The luxury hunting camps provided an extraordinary opportunity for top al Qaeda leaders, including Osama Bin Laden, to meet with top Arab princes and solicit money from them, while engaging in their favorite sport: hunting the Houbara bustard with peregrine and Gyrofalcons.

Former White House counter-terrorism official Richard A. Clarke told the 9/11 Commission that the United States was planning to bomb a royal falconry camp in Pakistan where Osama Bin Laden was present in the late1990s, but called off the raid because a senior government minister from the United Arab Emirates was also present.

Bin Laden and his top aid, Ayman al-Zawahiri, no longer come to the month-long hunts, but continue to send personal representatives who are “treated with extraordinary deference,” Parrot told me.


[Snip]

“We have direct eye-witnesses in the camps who are telling us that representatives of bin Laden continue to come into these camps, and walk away with luxury cars and cash even today,” Parrot said.

[Snip]

The United States has asked the United Arab Emirates for several years to cease funding the royal falcon hunting camps in Central Asia, because they are a known fund-raising venue for al Qaeda. Until today, the UAE has refused those U.S. requests. And now, in an unusual manner, the Saudi government has shown that it, too, has something to hide in these falcon camps.

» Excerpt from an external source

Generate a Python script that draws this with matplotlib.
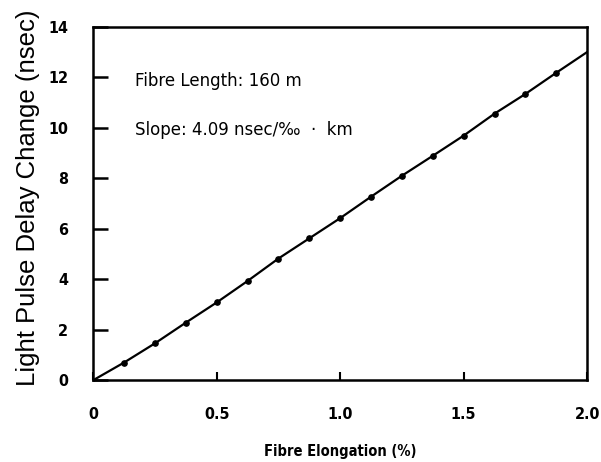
import matplotlib.pyplot as plt

# punkty pomiarowe
elong = [0.125, 0.25, 0.375, 0.5, 0.625, 0.75, 0.875, 1.0, 1.125, 1.25, 1.375, 1.5, 1.625, 1.75, 1.875]
delay = [0.70, 1.46, 2.28, 3.08, 3.93, 4.82, 5.62, 6.42, 7.27, 8.10, 8.89, 9.69, 10.56, 11.34, 12.18]

# krzywa przechodząca przez punkty
line_x = [0.0] + elong + [2.0]
line_y = [0.0] + delay + [13.0]

xticks = [0, 0.5, 1.0, 1.5, 2.0]
xtick_labels = ["0", "0.5", "1.0", "1.5", "2.0"]
yticks = [0, 2, 4, 6, 8, 10, 12, 14]

fig = plt.figure(figsize=(6.01, 4.62), dpi=100)
ax = fig.add_axes([0.155, 0.177, 0.822, 0.765])

ax.plot(line_x, line_y, color="black", lw=1.6)
ax.plot(elong, delay, "o", color="black", ms=3.8)

ax.set_xlim(0, 2.0)
ax.set_ylim(0, 14)
ax.set_xticks(xticks)
ax.set_xticklabels(xtick_labels)
ax.set_yticks(yticks)

for lab in ax.get_xticklabels() + ax.get_yticklabels():
    lab.set_family("DejaVu Sans")
    lab.set_fontweight("bold")
    lab.set_fontsize(11.5)
    lab.set_fontstretch("condensed")

ax.tick_params(axis="y", direction="in", length=11, width=1.8, pad=18)
ax.tick_params(axis="x", direction="in", length=6, width=1.5, pad=19)
for s in ax.spines.values():
    s.set_linewidth(1.8)

ax.set_ylabel("Light Pulse Delay Change (nsec)", family="Liberation Sans", fontsize=18.5)
ax.yaxis.set_label_coords(-0.107, 0.515)
ax.set_xlabel("Fibre Elongation (%)", family="DejaVu Sans", fontweight="bold",
              fontstretch="condensed", fontsize=10.5, labelpad=16)

ax.text(0.17, 11.87, "Fibre Length: 160 m", family="DejaVu Sans", fontsize=12, va="center")
ax.text(0.17, 9.92, "Slope: 4.09 nsec/\u2030  \u00b7  km", family="DejaVu Sans", fontsize=12, va="center")

fig.savefig("out.png", dpi=100)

The UCR says it has extensive documentation, including video-taped eye-witness testimony, that shows beyond any reasonable doublt the direct involvement of top Saudi and UAE officials with al Qaeda.

The Saudi's are not our friends. It may be in both our interests to act like we are friends, but we aren't. The UAE is not our friend either. Is there anyone out there who still thinks turning over the management of our major ports of entry to them would have been a good idea?